Basic setup


In [1]:
# coding: utf-8

import os

from cheshire3.baseObjects import Session
from cheshire3.document import StringDocument
from cheshire3.internal import cheshire3Root
from cheshire3.server import SimpleServer   

session = Session()
session.database = 'db_dickens'
serv = SimpleServer(session, os.path.join(cheshire3Root, 'configs', 'serverConfig.xml'))
db = serv.get_object(session, session.database)
qf = db.get_object(session, 'defaultQueryFactory')
resultSetStore = db.get_object(session, 'resultSetStore')
idxStore = db.get_object(session, 'indexStore')

The problems

When using the any search function to search for two different terms, the results are wrong.

Problem 1: searching for fog OR dense is not the same as dense OR fog.

Problem 2: Second, the counts for fog OR dense are off.

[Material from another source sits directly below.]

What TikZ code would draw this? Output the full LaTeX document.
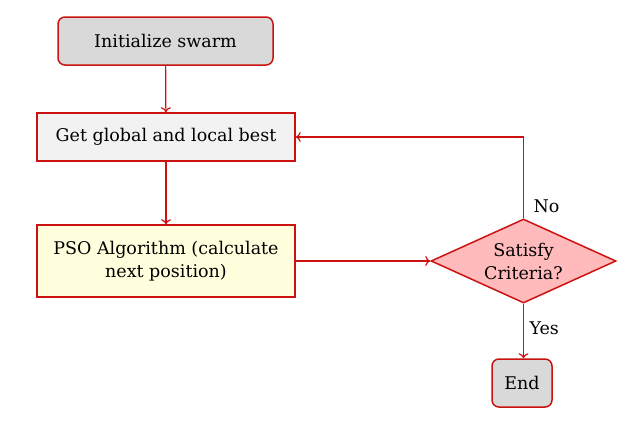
\documentclass[tikz,border=0pt]{standalone}
\usepackage{fontspec}
\setmainfont{DejaVu Serif}
\usetikzlibrary{shapes.geometric,arrows.meta}
\definecolor{redline}{HTML}{CC1111}
\definecolor{grayfill}{HTML}{D9D9D9}
\definecolor{lightfill}{HTML}{F2F2F2}
\definecolor{yellowfill}{HTML}{FFFFDD}
\definecolor{pinkfill}{HTML}{FFBBBB}
\begin{document}
\begin{tikzpicture}[x=1pt,y=-1pt,
  base/.style={draw=redline,line width=1.5pt,font=\fontsize{17.5}{23}\selectfont,align=center,inner sep=0pt},
  startbox/.style={base,rounded corners=7pt,fill=grayfill},
  procbox/.style={base,minimum width=258pt,minimum height=48pt},
  decbox/.style={base,diamond,aspect=2.2,fill=pinkfill,minimum width=185pt,minimum height=84pt},
  conn/.style={draw=redline,line width=1.2pt,-{To[length=5pt,width=10pt]}},
  lbl/.style={font=\fontsize{17.5}{23}\selectfont}]
\useasboundingbox (0,0) rectangle (640,437);
\node[startbox,minimum width=215pt,minimum height=48pt] (init) at (165.5,41) {Initialize swarm};
\node[procbox,fill=lightfill] (best) at (166,137) {Get global and local best};
\node[procbox,fill=yellowfill,minimum height=72pt] (pso) at (166,261) {PSO Algorithm (calculate\\next position)};
\node[decbox] (dec) at (523.5,261) {};
\node[lbl,align=center] at (523.5,261) {Satisfy\\Criteria?};
\node[startbox,minimum width=60pt,minimum height=48pt] (end) at (522,383) {End};
\draw[conn] (init) -- (best);
\draw[conn] (best) -- (pso);
\draw[conn] (pso) -- (dec);
\draw[conn] (dec.north) |- (best.east);
\draw[conn] (dec.south) -- (end.north -| dec.south);
\node[lbl,anchor=west] at (530,206) {No};
\node[lbl,anchor=west] at (526,328) {Yes};
\end{tikzpicture}
\end{document}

Currently, there are 150 results for fog OR dense and 221 for dense OR fog, but there should be many more (142 or 144 if one counts compound nouns).


In [2]:
# This is the query that is currently being used.
# The count is the number of chapters

query = qf.get_query(session, """              
                     ((c3.subcorpus-idx all "dickens" and/cql.proxinfo c3.chapter-idx = "fog") or c3.chapter-idx = "dense")
                     """)
result_set = db.search(session, query)
print len(result_set)


112

In [3]:
# To get a  more speficic count one also needs to include the numbers of hits 
# in the different chapters

def count_total(result_set):
    """
    Helper function to count the total number of hits
    in the search results
    """
    count = 0 
    for result in result_set:
        count += len(result.proxInfo)
    return count

In [4]:
count_total(result_set)


Out[4]:
150

In [5]:
def try_query(query):
    """
    Another helper function to take a query and return
    the total number of hits
    """
    query = qf.get_query(session, query)
    result_set = db.search(session, query)
    return count_total(result_set)

Solving problem 1

This query gets wrong results because it the OR query is poorly constructed


In [6]:
try_query("""
           ((c3.subcorpus-idx all "dickens" and/cql.proxinfo c3.chapter-idx = "dense") or c3.chapter-idx = "fog")
           """
           )


Out[6]:
221

Properly structuring the OR clause takes away the problem of having different results for

for OR dense
dense OR fog

Option 1


In [7]:
try_query("""
           (c3.subcorpus-idx all "dickens" and/cql.proxinfo (c3.chapter-idx = "dense" or c3.chapter-idx = "fog"))
           """
           )


Out[7]:
107

Option 2


In [8]:
try_query("""
           (c3.subcorpus-idx all "dickens" and/cql.proxinfo c3.chapter-idx any "dense fog")
           """
           )


Out[8]:
107

In [9]:
try_query("""
           (c3.subcorpus-idx all "dickens" and/cql.proxinfo c3.chapter-idx any "fog dense")
           """
           )


Out[9]:
107

Option 3: the verbose one


In [10]:
try_query("""
           ((c3.subcorpus-idx all "dickens" and/cql.proxinfo c3.chapter-idx = "dense") or 
           (c3.subcorpus-idx all "dickens" and/cql.proxinfo c3.chapter-idx = "fog"))
           """
           )


Out[10]:
107

Solving problem 2

To really get the right results, though, one should not just use any, but rather any/cql.proxinfo.


In [11]:
try_query("""
           (c3.subcorpus-idx all "dickens" and/proxinfo (c3.chapter-idx = "dense" or/proxinfo c3.chapter-idx = "fog"))
           """
           )


Out[11]:
142

Or in its simpler form:


In [12]:
try_query("""
           (c3.subcorpus-idx all "dickens" and/cql.proxinfo c3.chapter-idx any/proxinfo "fog dense")
           """
           )


Out[12]:
142

This does not seem to be affected by whether you mention cql or not (that is a cql specification, if I am not wrong).


In [13]:
try_query("""
           (c3.subcorpus-idx all "dickens" and/cql.proxinfo c3.chapter-idx any/cql.proxinfo "fog dense")
           """
           )


Out[13]:
142

The counts are now correct:


In [14]:
dense = try_query("""(c3.subcorpus-idx all "dickens" and/cql.proxinfo c3.chapter-idx = "dense")""")
print dense


48

In [15]:
fog = try_query("""(c3.subcorpus-idx all "dickens" and/cql.proxinfo c3.chapter-idx = "fog")""")
print fog


94

In [16]:
dense + fog


Out[16]:
142